PORTSMOUTH, Va. (WAVY) – The City of Portsmouth has an opioid problem. When the pandemic hit, drug overdoses increased 70% from 2020 to 2021.

The Portsmouth Health Department hosted an anti-stigma training conference Thursday to fight the epidemic and help people find hope.

The “Pledge to Be Stigma Free” took place at the Renaissance Waterfront Hotel and is a part of the effort to address individuals with substance use disorder being affected by the opioid overdose crisis. The conference included expert discussions, integrative approaches and voices from the field.

“The judgements just need to come down,” said keynote speaker Marlon Bacote.

The well-dressed, well-spoken man is a recovering addict.

“I was on an $80,0000 scholarship in Boston playing football (and) tore my leg up,” Bacote told WAVY. “The opioids started and then the cocaine addiction wasn’t too far behind it.”

Health professional and mother of four, Tara Allison, is also a recovering addict.

“Drugs are just a symptom of what’s wrong,” Allison said. “We’re seeking a solution for a problem that people aren’t addressing in our culture.”

The Portsmouth Health Department brought together a group of police, EMS responders, healthcare providers and others after forming the Portsmouth Coalition for Overdose Prevention.

“Addiction really is not the exception, it’s more so the norm,” said Portsmouth Health Director Dr. Kavita Imrit-Thomas. “Eighty percent of us has some sort of addiction, whether it’s caffeine, whether it’s work, whether it’s sleep, whether it’s food.”

The Centers for Disease Control awarded Portsmouth a grant to tackle the opioid crisis. The anti-stigma training put on with money from that grant aims to change attitudes and actions towards addicts.

“There’s the nocebo effect that shows just by talking with a certain person with compassion and care that you can really alter the outcome of that behavior,” Imrit-Thomas said.

The message for all of us, Bacote said, is to “stop the name calling.”

Allison implored that we all need to start to understand.

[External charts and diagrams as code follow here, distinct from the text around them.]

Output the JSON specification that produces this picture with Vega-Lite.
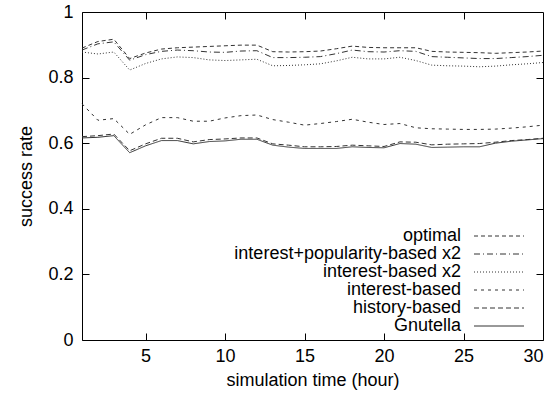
{
  "$schema": "https://vega.github.io/schema/vega-lite/v6.json",
  "width": 461,
  "height": 328,
  "autosize": "none",
  "padding": {"left": 82, "top": 12, "right": 13, "bottom": 60},
  "background": "white",
  "config": {
    "font": "Liberation Sans",
    "view": {"stroke": "#000", "strokeWidth": 1},
    "axis": {"grid": false, "domain": false, "labelFont": "Liberation Sans", "titleFont": "Liberation Sans", "labelFontSize": 18, "titleFontSize": 18, "titleFontWeight": "normal", "labelColor": "#000", "titleColor": "#000", "tickColor": "#000"}
  },
  "data": {"values": [
    {"t":1,"s":"optimal","v":0.890},{"t":2,"s":"optimal","v":0.910},{"t":3,"s":"optimal","v":0.917},{"t":4,"s":"optimal","v":0.858},{"t":5,"s":"optimal","v":0.875},{"t":6,"s":"optimal","v":0.887},{"t":7,"s":"optimal","v":0.891},{"t":8,"s":"optimal","v":0.893},{"t":9,"s":"optimal","v":0.895},{"t":10,"s":"optimal","v":0.897},{"t":11,"s":"optimal","v":0.899},{"t":12,"s":"optimal","v":0.899},{"t":13,"s":"optimal","v":0.879},{"t":14,"s":"optimal","v":0.878},{"t":15,"s":"optimal","v":0.879},{"t":16,"s":"optimal","v":0.881},{"t":17,"s":"optimal","v":0.888},{"t":18,"s":"optimal","v":0.896},{"t":19,"s":"optimal","v":0.892},{"t":20,"s":"optimal","v":0.891},{"t":21,"s":"optimal","v":0.891},{"t":22,"s":"optimal","v":0.891},{"t":23,"s":"optimal","v":0.880},{"t":24,"s":"optimal","v":0.878},{"t":25,"s":"optimal","v":0.877},{"t":26,"s":"optimal","v":0.876},{"t":27,"s":"optimal","v":0.874},{"t":28,"s":"optimal","v":0.876},{"t":29,"s":"optimal","v":0.878},{"t":30,"s":"optimal","v":0.881},
    {"t":1,"s":"interest+popularity-based x2","v":0.884},{"t":2,"s":"interest+popularity-based x2","v":0.903},{"t":3,"s":"interest+popularity-based x2","v":0.909},{"t":4,"s":"interest+popularity-based x2","v":0.853},{"t":5,"s":"interest+popularity-based x2","v":0.870},{"t":6,"s":"interest+popularity-based x2","v":0.880},{"t":7,"s":"interest+popularity-based x2","v":0.884},{"t":8,"s":"interest+popularity-based x2","v":0.882},{"t":9,"s":"interest+popularity-based x2","v":0.878},{"t":10,"s":"interest+popularity-based x2","v":0.877},{"t":11,"s":"interest+popularity-based x2","v":0.881},{"t":12,"s":"interest+popularity-based x2","v":0.882},{"t":13,"s":"interest+popularity-based x2","v":0.861},{"t":14,"s":"interest+popularity-based x2","v":0.861},{"t":15,"s":"interest+popularity-based x2","v":0.862},{"t":16,"s":"interest+popularity-based x2","v":0.864},{"t":17,"s":"interest+popularity-based x2","v":0.873},{"t":18,"s":"interest+popularity-based x2","v":0.884},{"t":19,"s":"interest+popularity-based x2","v":0.879},{"t":20,"s":"interest+popularity-based x2","v":0.878},{"t":21,"s":"interest+popularity-based x2","v":0.882},{"t":22,"s":"interest+popularity-based x2","v":0.880},{"t":23,"s":"interest+popularity-based x2","v":0.864},{"t":24,"s":"interest+popularity-based x2","v":0.862},{"t":25,"s":"interest+popularity-based x2","v":0.860},{"t":26,"s":"interest+popularity-based x2","v":0.858},{"t":27,"s":"interest+popularity-based x2","v":0.858},{"t":28,"s":"interest+popularity-based x2","v":0.861},{"t":29,"s":"interest+popularity-based x2","v":0.864},{"t":30,"s":"interest+popularity-based x2","v":0.868},
    {"t":1,"s":"interest-based x2","v":0.878},{"t":2,"s":"interest-based x2","v":0.872},{"t":3,"s":"interest-based x2","v":0.878},{"t":4,"s":"interest-based x2","v":0.823},{"t":5,"s":"interest-based x2","v":0.843},{"t":6,"s":"interest-based x2","v":0.857},{"t":7,"s":"interest-based x2","v":0.863},{"t":8,"s":"interest-based x2","v":0.861},{"t":9,"s":"interest-based x2","v":0.854},{"t":10,"s":"interest-based x2","v":0.852},{"t":11,"s":"interest-based x2","v":0.854},{"t":12,"s":"interest-based x2","v":0.856},{"t":13,"s":"interest-based x2","v":0.836},{"t":14,"s":"interest-based x2","v":0.837},{"t":15,"s":"interest-based x2","v":0.839},{"t":16,"s":"interest-based x2","v":0.842},{"t":17,"s":"interest-based x2","v":0.851},{"t":18,"s":"interest-based x2","v":0.862},{"t":19,"s":"interest-based x2","v":0.857},{"t":20,"s":"interest-based x2","v":0.857},{"t":21,"s":"interest-based x2","v":0.862},{"t":22,"s":"interest-based x2","v":0.852},{"t":23,"s":"interest-based x2","v":0.838},{"t":24,"s":"interest-based x2","v":0.836},{"t":25,"s":"interest-based x2","v":0.835},{"t":26,"s":"interest-based x2","v":0.833},{"t":27,"s":"interest-based x2","v":0.835},{"t":28,"s":"interest-based x2","v":0.839},{"t":29,"s":"interest-based x2","v":0.842},{"t":30,"s":"interest-based x2","v":0.846},
    {"t":1,"s":"interest-based","v":0.720},{"t":2,"s":"interest-based","v":0.670},{"t":3,"s":"interest-based","v":0.675},{"t":4,"s":"interest-based","v":0.627},{"t":5,"s":"interest-based","v":0.656},{"t":6,"s":"interest-based","v":0.678},{"t":7,"s":"interest-based","v":0.678},{"t":8,"s":"interest-based","v":0.667},{"t":9,"s":"interest-based","v":0.667},{"t":10,"s":"interest-based","v":0.677},{"t":11,"s":"interest-based","v":0.684},{"t":12,"s":"interest-based","v":0.686},{"t":13,"s":"interest-based","v":0.672},{"t":14,"s":"interest-based","v":0.664},{"t":15,"s":"interest-based","v":0.655},{"t":16,"s":"interest-based","v":0.660},{"t":17,"s":"interest-based","v":0.666},{"t":18,"s":"interest-based","v":0.673},{"t":19,"s":"interest-based","v":0.664},{"t":20,"s":"interest-based","v":0.657},{"t":21,"s":"interest-based","v":0.660},{"t":22,"s":"interest-based","v":0.647},{"t":23,"s":"interest-based","v":0.644},{"t":24,"s":"interest-based","v":0.643},{"t":25,"s":"interest-based","v":0.642},{"t":26,"s":"interest-based","v":0.642},{"t":27,"s":"interest-based","v":0.643},{"t":28,"s":"interest-based","v":0.646},{"t":29,"s":"interest-based","v":0.650},{"t":30,"s":"interest-based","v":0.655},
    {"t":1,"s":"history-based","v":0.620},{"t":2,"s":"history-based","v":0.623},{"t":3,"s":"history-based","v":0.628},{"t":4,"s":"history-based","v":0.577},{"t":5,"s":"history-based","v":0.598},{"t":6,"s":"history-based","v":0.615},{"t":7,"s":"history-based","v":0.615},{"t":8,"s":"history-based","v":0.604},{"t":9,"s":"history-based","v":0.611},{"t":10,"s":"history-based","v":0.613},{"t":11,"s":"history-based","v":0.616},{"t":12,"s":"history-based","v":0.616},{"t":13,"s":"history-based","v":0.598},{"t":14,"s":"history-based","v":0.594},{"t":15,"s":"history-based","v":0.589},{"t":16,"s":"history-based","v":0.589},{"t":17,"s":"history-based","v":0.590},{"t":18,"s":"history-based","v":0.594},{"t":19,"s":"history-based","v":0.592},{"t":20,"s":"history-based","v":0.590},{"t":21,"s":"history-based","v":0.604},{"t":22,"s":"history-based","v":0.603},{"t":23,"s":"history-based","v":0.595},{"t":24,"s":"history-based","v":0.597},{"t":25,"s":"history-based","v":0.598},{"t":26,"s":"history-based","v":0.599},{"t":27,"s":"history-based","v":0.603},{"t":28,"s":"history-based","v":0.608},{"t":29,"s":"history-based","v":0.611},{"t":30,"s":"history-based","v":0.615},
    {"t":1,"s":"Gnutella","v":0.616},{"t":2,"s":"Gnutella","v":0.618},{"t":3,"s":"Gnutella","v":0.623},{"t":4,"s":"Gnutella","v":0.571},{"t":5,"s":"Gnutella","v":0.592},{"t":6,"s":"Gnutella","v":0.608},{"t":7,"s":"Gnutella","v":0.608},{"t":8,"s":"Gnutella","v":0.598},{"t":9,"s":"Gnutella","v":0.605},{"t":10,"s":"Gnutella","v":0.607},{"t":11,"s":"Gnutella","v":0.612},{"t":12,"s":"Gnutella","v":0.612},{"t":13,"s":"Gnutella","v":0.594},{"t":14,"s":"Gnutella","v":0.588},{"t":15,"s":"Gnutella","v":0.584},{"t":16,"s":"Gnutella","v":0.584},{"t":17,"s":"Gnutella","v":0.584},{"t":18,"s":"Gnutella","v":0.589},{"t":19,"s":"Gnutella","v":0.587},{"t":20,"s":"Gnutella","v":0.586},{"t":21,"s":"Gnutella","v":0.599},{"t":22,"s":"Gnutella","v":0.597},{"t":23,"s":"Gnutella","v":0.587},{"t":24,"s":"Gnutella","v":0.588},{"t":25,"s":"Gnutella","v":0.589},{"t":26,"s":"Gnutella","v":0.589},{"t":27,"s":"Gnutella","v":0.600},{"t":28,"s":"Gnutella","v":0.606},{"t":29,"s":"Gnutella","v":0.610},{"t":30,"s":"Gnutella","v":0.614}
  ]},
  "layer": [
    {
      "mark": {"type": "line", "stroke": "#333", "strokeWidth": 1},
      "encoding": {
        "x": {"field": "t", "type": "quantitative", "scale": {"domain": [1, 30], "nice": false, "zero": false},
          "axis": {"orient": "bottom", "values": [5, 10, 15, 20, 25, 30], "tickSize": -7, "labelPadding": 14, "title": "simulation time (hour)", "titlePadding": 6}},
        "y": {"field": "v", "type": "quantitative", "scale": {"domain": [0, 1], "nice": false},
          "axis": {"orient": "left", "values": [0, 0.2, 0.4, 0.6, 0.8, 1], "format": "~g", "tickSize": -7, "labelPadding": 16, "title": "success rate", "titlePadding": 12}},
        "strokeDash": {"field": "s", "type": "nominal",
          "scale": {"domain": ["optimal", "interest+popularity-based x2", "interest-based x2", "interest-based", "history-based", "Gnutella"],
                    "range": [[4, 3], [6, 3, 1, 3], [1, 2], [3, 4], [5, 3], [1, 0]]},
          "legend": {"orient": "none", "legendX": 408, "legendY": 215, "title": null, "symbolType": "M-5,0H5", "symbolSize": 100, "symbolStrokeColor": "#333", "symbolStrokeWidth": 1, "symbolFillColor": "transparent", "rowPadding": 0, "labelAlign": "right", "labelOffset": -47, "labelFontSize": 18, "labelLimit": 0, "labelFont": "Liberation Sans", "labelColor": "#000"}}
      }
    },
    {
      "mark": {"type": "line", "opacity": 0},
      "encoding": {
        "x": {"field": "t", "type": "quantitative", "axis": {"orient": "top", "values": [5, 10, 15, 20, 25], "tickSize": -7, "labels": false, "title": null}},
        "y": {"field": "v", "type": "quantitative", "axis": {"orient": "right", "values": [0.2, 0.4, 0.6, 0.8], "tickSize": -7, "labels": false, "title": null}},
        "detail": {"field": "s"}
      }
    }
  ],
  "resolve": {"axis": {"x": "independent", "y": "independent"}}
}
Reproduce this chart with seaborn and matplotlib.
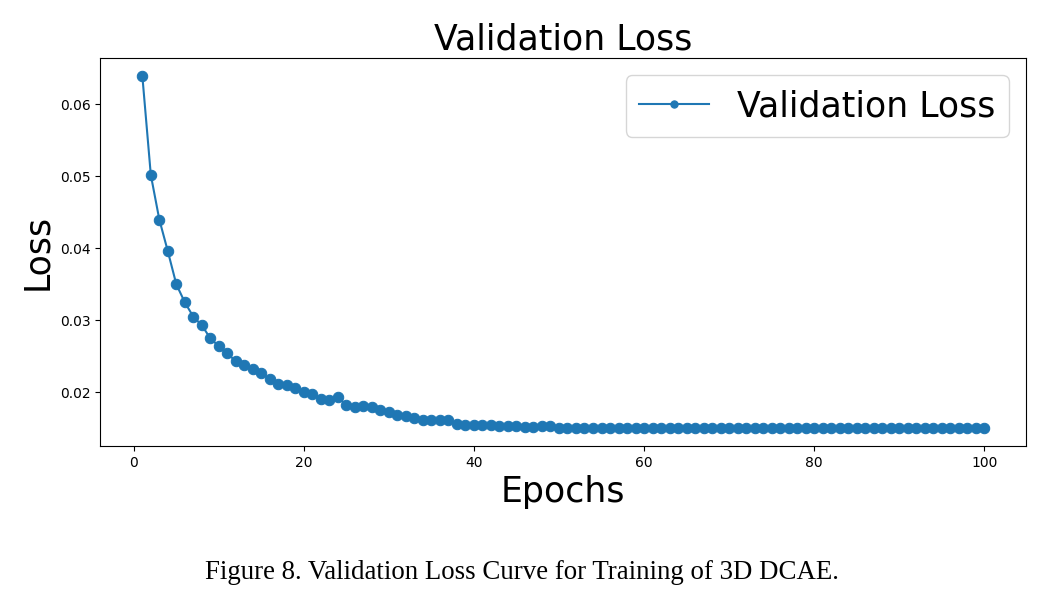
import numpy as np
import matplotlib
matplotlib.use("Agg")
import matplotlib.pyplot as plt
import seaborn as sns

# validation loss per epoch
epochs = list(range(1, 101))
loss_1_25 = [0.0640, 0.0502, 0.0440, 0.0396, 0.0350, 0.0325, 0.0305, 0.0293, 0.0275, 0.0264,
             0.0254, 0.0243, 0.0238, 0.0232, 0.0227, 0.0218, 0.0212, 0.0210, 0.0206, 0.0200,
             0.0197, 0.0191, 0.0190, 0.0193, 0.0182]
loss_26_50 = [0.0179, 0.0181, 0.0179, 0.0175, 0.0172, 0.0169, 0.0167, 0.0165, 0.0162, 0.0161,
              0.0161, 0.0161, 0.0156, 0.0155, 0.0155, 0.0154, 0.0154, 0.0153, 0.0153, 0.0153,
              0.0152, 0.0152, 0.0153, 0.0153, 0.0151]
loss_51_100 = [0.0150] * 50
loss = loss_1_25 + loss_26_50 + loss_51_100

fig, ax = plt.subplots(figsize=(10.44, 6.01), dpi=100)
sns.lineplot(x=epochs, y=loss, marker='o', markersize=7.5, color='#1f77b4',
             markeredgecolor='#1f77b4', linewidth=1.5, label='Validation Loss', ax=ax)

ax.set_title('Validation Loss', fontsize=25)
ax.set_xlabel('Epochs', fontsize=25)
ax.set_ylabel('Loss', fontsize=25)
ax.set_xticks([0, 20, 40, 60, 80, 100])
ax.set_yticks([0.02, 0.03, 0.04, 0.05, 0.06])
ax.tick_params(labelsize=10)
ax.legend(loc='upper right', fontsize=25, markerscale=0.7)

plt.subplots_adjust(left=0.096, right=0.983, top=0.9035, bottom=0.258)
fig.text(0.5, 0.048, 'Figure 8. Validation Loss Curve for Training of 3D DCAE.',
         ha='center', va='center', fontsize=19.4, family='Liberation Serif')
plt.savefig('out.png', dpi=100)
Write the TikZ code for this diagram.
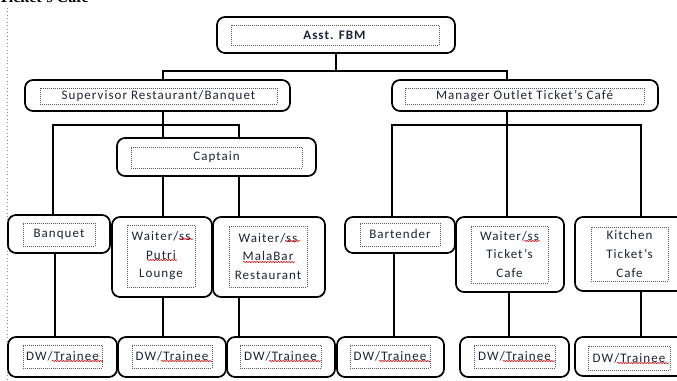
\documentclass[tikz,border=0pt]{standalone}
\usepackage{fontspec}
\setmainfont{Carlito}[LetterSpace=8]
\newfontfamily\titlefont{Liberation Serif}
\usetikzlibrary{decorations.pathmorphing}
\definecolor{txt}{HTML}{1E2238}
\tikzset{
  obox/.style={draw=black, line width=1.3pt, rounded corners=6pt, fill=white, inner sep=0pt},
  ibox/.style={draw=black!65, densely dotted, line width=0.5pt, inner sep=0pt, align=center,
    text=txt, font=\fontsize{9.75pt}{13.9pt}\selectfont},
  conn/.style={line width=1.3pt},
  squig/.style={draw=red!85!black, line width=0.4pt, decorate,
    decoration={snake, amplitude=0.5pt, segment length=2pt}},
  margin/.style={draw=black!45, dotted, line width=0.6pt}
}
\newcommand\OB[5]{\node[obox, minimum width={(#4-#2)*0.75pt}, minimum height={(#5-#3)*0.75pt}] (#1) at ({(#2+#4)/2},{(#3+#5)/2}) {};}
\newcommand\IB[6]{\node[ibox, minimum width={(#4-#2)*0.75pt}, minimum height={(#5-#3)*0.75pt}] (#1) at ({(#2+#4)/2},{(#3+#5)/2}) {#6};}
\begin{document}
\begin{tikzpicture}[x=0.75pt, y=-0.75pt]
\useasboundingbox (0,0) rectangle (677,381);
% cut-off heading
\node[anchor=base east, inner sep=0pt, text=black, font=\titlefont\bfseries\fontsize{12pt}{14pt}\selectfont] (title) at (89,3) {Ticket’s Cafe};
% margin guide
\coordinate (m1) at (7,8); \coordinate (m2) at (7,381);
\draw[margin] (m1) -- (m2);

% outer boxes
\OB{fbm}{217}{17}{455}{53}
\OB{sup}{25}{80}{290}{111}
\OB{mgr}{392}{80}{658}{111}
\OB{cap}{117}{138}{316}{176}
\OB{banq}{8}{215}{110}{253}
\OB{putri}{112}{217}{212}{297}
\OB{mala}{213}{217}{325}{297}
\OB{bart}{345}{217}{455}{253}
\OB{wtk}{456}{217}{564}{292}
\OB{kit}{575}{217}{684}{291}
\OB{dw1}{8}{337}{117}{377}
\OB{dw2}{118}{337}{226}{377}
\OB{dw3}{227}{337}{335}{377}
\OB{dw4}{337}{337}{444}{377}
\OB{dw5}{460}{337}{569}{377}
\OB{dw6}{575}{337}{684}{376}

% inner dotted text boxes
\IB{fbmT}{231}{25}{439}{45}{\textbf{Asst. FBM}}
\IB{supT}{40}{88}{277}{104}{Supervisor Restaurant/Banquet}
\IB{mgrT}{405}{88}{644}{104}{Manager Outlet Ticket’s Café}
\IB{capT}{131}{147}{302}{168}{Captain}
\IB{banqT}{23}{223}{95}{246}{Banquet}
\IB{putriT}{127}{225}{195}{287}{Waiter/ss\\Putri\\Lounge}
\IB{malaT}{229}{226}{307}{287}{Waiter/ss\\MalaBar\\Restaurant}
\IB{bartT}{360}{223}{440}{246}{Bartender}
\IB{wtkT}{471}{226}{548}{283}{Waiter/ss\\Ticket’s\\Cafe}
\IB{kitT}{591}{227}{668}{281}{Kitchen\\Ticket’s\\Cafe}
\IB{dw1T}{23}{345}{102}{368}{DW/Trainee}
\IB{dw2T}{132}{345}{212}{368}{DW/Trainee}
\IB{dw3T}{240}{345}{321}{368}{DW/Trainee}
\IB{dw4T}{350}{345}{430}{368}{DW/Trainee}
\IB{dw5T}{474}{345}{555}{368}{DW/Trainee}
\IB{dw6T}{588}{346}{670}{370}{DW/Trainee}

% junction coordinates
\coordinate (a1) at (163,71);
\coordinate (a2) at (507,71);
\coordinate (b1) at (53,125);
\coordinate (b2) at (239,125);
\coordinate (c1) at (55,300);
\coordinate (d1) at (392,125);
\coordinate (d2) at (641,125);
\coordinate (e1) at (394,300);
\coordinate (e2) at (509,300);

% connectors
\draw[conn] (fbm.south) -- (fbm.south |- a1);
\draw[conn] (a1 |- sup.north) -- (a1) -- (a2) -- (a2 |- mgr.north);
\draw[conn] (a1 |- sup.south) -- (a1 |- cap.north);
\draw[conn] (b1 |- banq.north) -- (b1) -- (b2) -- (b2 |- cap.north);
\draw[conn] (a1 |- cap.south) -- (a1 |- putri.north);
\draw[conn] (b2 |- cap.south) -- (b2 |- mala.north);
\draw[conn] (c1 |- banq.south) -- (c1 |- dw1.north);
\draw[conn] (a1 |- putri.south) -- (a1 |- dw2.north);
\draw[conn] (b2 |- mala.south) -- (b2 |- dw3.north);
\draw[conn] (a2 |- mgr.south) -- (a2 |- wtk.north);
\draw[conn] (d1 |- bart.north) -- (d1) -- (d2) -- (d2 |- kit.north);
\draw[conn] (e1 |- bart.south) -- (e1 |- dw4.north);
\draw[conn] (e2 |- wtk.south) -- (e2 |- dw5.north);
\draw[conn] (d2 |- kit.south) -- (d2 |- dw6.north);

% spell-check squiggles
\draw[squig] (179,239) -- (193,239);
\draw[squig] (147,260) -- (177,260);
\draw[squig] (285,241) -- (300,241);
\draw[squig] (243,262) -- (295,262);
\draw[squig] (524,241) -- (540,241);
\draw[squig] (52,361) -- (103,361);
\draw[squig] (161,361) -- (212,361);
\draw[squig] (269,361) -- (321,361);
\draw[squig] (379,361) -- (430,361);
\draw[squig] (503,361) -- (555,361);
\draw[squig] (617,363) -- (669,363);
\end{tikzpicture}
\end{document}
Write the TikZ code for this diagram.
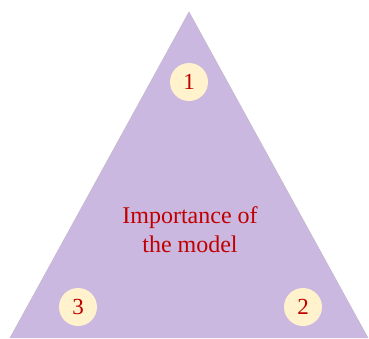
\documentclass[tikz,border=0pt]{standalone}
\usepackage{fontspec}
\setmainfont{Liberation Serif}
\usepackage{xcolor}
\usetikzlibrary{positioning,calc}
\definecolor{triFill}{HTML}{CBB8E0}
\definecolor{triEdge}{HTML}{C4B8D0}
\definecolor{badgeFill}{HTML}{FFF2CC}
\definecolor{textRed}{HTML}{C00000}
\tikzset{
  tri/.style={fill=triFill, draw=triEdge, line width=0.6pt},
  badge/.style={circle, fill=badgeFill, minimum size=38pt, inner sep=0pt,
    text=textRed, font=\fontsize{23}{25}\selectfont},
  lbl/.style={text=textRed, align=center, font=\fontsize{24}{29}\selectfont},
}

\begin{document}
\begin{tikzpicture}[x=1pt, y=-1pt]
  \useasboundingbox (0,0) rectangle (369,338);
  \coordinate (apex) at (189,12);
  \coordinate (bl) at (10,338);
  \coordinate (br) at (368,338);
  \fill[triFill] (apex) -- (br) -- (bl) -- cycle;
  \draw[triEdge, line width=0.6pt] (bl) -- (apex) -- (br);

  \node[badge] (one) at (189,82) {1};
  \node[badge] (two) at (303,307) {2};
  \node[badge] (three) at (78,307) {3};
  \node[lbl] (core) at (190,230) {Importance of\\the model};
\end{tikzpicture}
\end{document}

“At the end of the day, under that disease, under that grip,” Allison said, “there is a human being in there that needs compassion, that needs love.”

Know more

The Portsmouth Health Department will take its message to the masses during the Umoja Festival on Memorial Day weekend. At its booth, you will be able to pick up a ‘Harm Reduction Kit’ which includes Narcan and fentanyl testing strips. Health professionals will be training folks right there on how to use the potentially life-saving tools.